Can corporate money ever be clean? Following the recent removal of the Sackler name and funding from museums in the US and the UK, it’s a question that needs to be asked.
The Sacklers are the family behind Purdue Pharma, the pharmaceutical giant that developed opioid painkiller OxyContin. This drug is widely used for pain relief and even more widely abused by people who either became addicted through reasonable medical use or those just looking to get high. It is currently the scourge of many communities across the western world.
While drug use and abuse are not new, the remarkable thing about the Sackler scandal is the allegation that the Purdue Pharma knew about the widespread misuse of the drug. And even pursued it. The company was supposedly also engaged in comprehensive marketing schemes to ensure sufficient OxyContin proliferation to destroy their competition. They had determined that the base clientele of Oxy users were the perfect customers for naloxone, the drug that reverses the effect of opioid overdose. They realised they could increase their profits by selling treatments for the problem their company was creating. The implication is that the Sackler family was aware of and in favour of these profit making motives.
These revelations spurred artist Nan Goldin to lead a protest with Prescription Addiction Intervention Now (P.A.I.N.) at the Guggenheim Museum in New York against the Sackler family’s funding of the institution. She and her fellow activists stood at the top of the iconic corkscrew curves and leafleted the glorious rotunda with white prescription-sized paper slips.
Goldin had been hooked on painkillers, and, having pulled herself out, wanted to make sure that consumers were aware of the dangers of the drug and of the willingness of both Purdue Pharma and, by implication, the Sacklers to perpetrate further addiction under the guise of care.
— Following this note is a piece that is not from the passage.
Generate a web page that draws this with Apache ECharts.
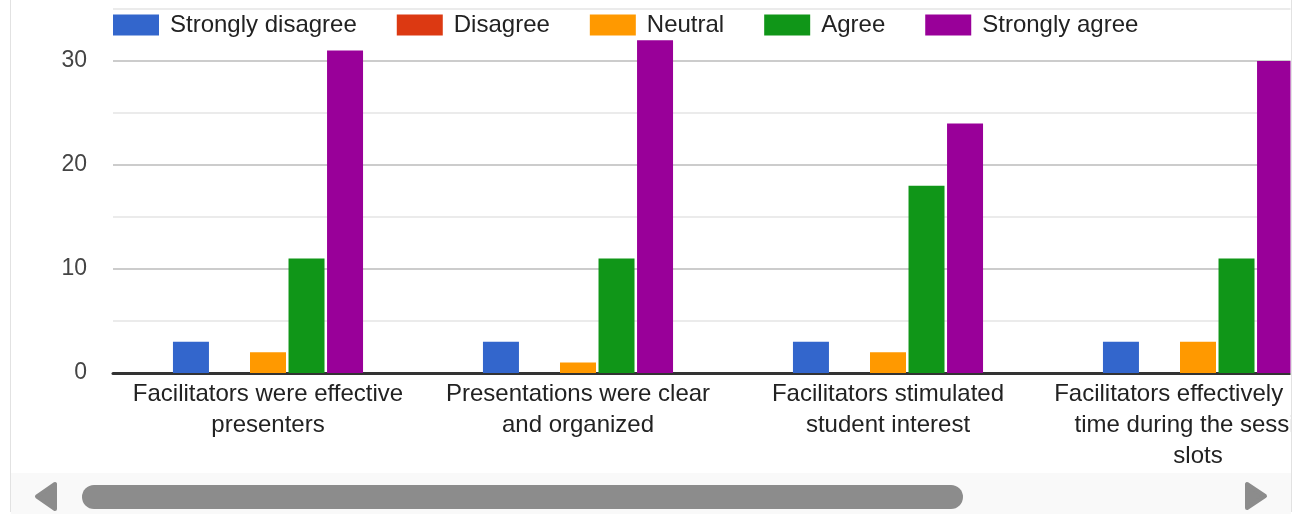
<!DOCTYPE html>
<html>
<head>
<meta charset="utf-8">
<script src="https://cdn.jsdelivr.net/npm/echarts@6/dist/echarts.min.js"></script>
<style>
  html, body { margin: 0; padding: 0; background: #fff; overflow: hidden; }
  #wrap { position: absolute; left: 0; top: 0; width: 1304px; height: 514px; overflow: hidden; }
  #chart { position: absolute; left: 0; top: 0; width: 1400px; height: 514px; }
</style>
</head>
<body>
<div id="wrap"><div id="chart"></div></div>
<script>
// ---- data ----
const categories = [
  "Facilitators were effective\npresenters",
  "Presentations were clear\nand organized",
  "Facilitators stimulated\nstudent interest",
  "Facilitators effectively used\ntime during the session\nslots"
];
const seriesNames = ["Strongly disagree", "Disagree", "Neutral", "Agree", "Strongly agree"];
const stronglyDisagree = [3, 3, 3, 3];
const disagree = [0, 0, 0, 0];
const neutral = [2, 1, 2, 3];
const agree = [11, 11, 18, 11];
const stronglyAgree = [31, 32, 24, 30];
const yTicks = [0, 10, 20, 30];

const colors = ["#3366cc", "#dc3912", "#ff9900", "#109618", "#990099"];
const values = [stronglyDisagree, disagree, neutral, agree, stronglyAgree];

const chart = echarts.init(document.getElementById('chart'), null, { renderer: 'canvas', width: 1400, height: 514 });
const FONT = 'Arial, "Liberation Sans", sans-serif';

const series = seriesNames.map((name, i) => ({
  name: name,
  type: 'bar',
  data: values[i],
  barWidth: 36,
  barGap: '7%',
  itemStyle: { color: colors[i] },
  emphasis: { disabled: true }
}));

chart.setOption({
  animation: false,
  textStyle: { fontFamily: FONT },
  color: colors,
  legend: {
    left: 113,
    top: 13,
    padding: 0,
    itemWidth: 46,
    itemHeight: 21,
    itemGap: 40,
    icon: 'rect',
    textStyle: { fontSize: 24, color: '#222', fontFamily: FONT, padding: [0, 0, 0, 6] },
    data: seriesNames
  },
  grid: { left: 113, top: 9, width: 1240, height: 364, containLabel: false },
  xAxis: {
    type: 'category',
    data: categories,
    axisLine: { lineStyle: { color: '#333', width: 3 } },
    axisTick: { show: false },
    axisLabel: {
      interval: 0,
      fontSize: 24,
      lineHeight: 31,
      color: '#222',
      margin: 6,
      fontFamily: FONT
    }
  },
  yAxis: {
    type: 'value',
    min: 0,
    max: 35,
    interval: 5,
    axisLine: { show: false },
    axisTick: { show: false },
    axisLabel: {
      fontSize: 23,
      color: '#444',
      margin: 26,
      fontFamily: FONT,
      formatter: v => (yTicks.indexOf(v) >= 0 ? String(v) : '')
    },
    splitLine: { lineStyle: { color: ['#cccccc', '#ebebeb'], width: 2 } }
  },
  series: series,
  graphic: [
    { type: 'rect', z: 100, shape: { x: 1290.5, y: 0, width: 120, height: 514 }, style: { fill: '#fff' } },
    { type: 'rect', z: 100, shape: { x: 0, y: 0, width: 10, height: 514 }, style: { fill: '#fff' } },
    { type: 'line', z: 101, shape: { x1: 10.5, y1: 0, x2: 10.5, y2: 512 }, style: { stroke: '#e2e2e2', lineWidth: 1 } },
    { type: 'line', z: 101, shape: { x1: 1291.5, y1: 0, x2: 1291.5, y2: 512 }, style: { stroke: '#e2e2e2', lineWidth: 1 } },
    { type: 'rect', z: 100, shape: { x: 11, y: 473, width: 1280, height: 41 }, style: { fill: '#f9f9f9' } },
    { type: 'rect', z: 102, shape: { x: 82, y: 485, width: 881, height: 24, r: 12 }, style: { fill: '#8c8c8c' } },
    { type: 'polygon', z: 102, shape: { points: [[55, 484], [55, 509], [37, 496.5]] },
      style: { fill: '#8c8c8c', stroke: '#8c8c8c', lineWidth: 4, lineJoin: 'round' } },
    { type: 'polygon', z: 102, shape: { points: [[1247, 484], [1247, 508], [1265, 496]] },
      style: { fill: '#8c8c8c', stroke: '#8c8c8c', lineWidth: 4, lineJoin: 'round' } }
  ]
});
</script>
</body>
</html>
But what Goldin and her fellow activists were also looking for was more than increased awareness.
They wanted the Guggenheim to refuse all future funding from the Sackler family foundations, and they wanted the name pulled off buildings and wings built with that money. It was not enough that visitors to galleries and museums funded by the Sacklers should know the corporate misdeeds of its patrons, but that the name and the money itself, should be scrubbed from institutional existence.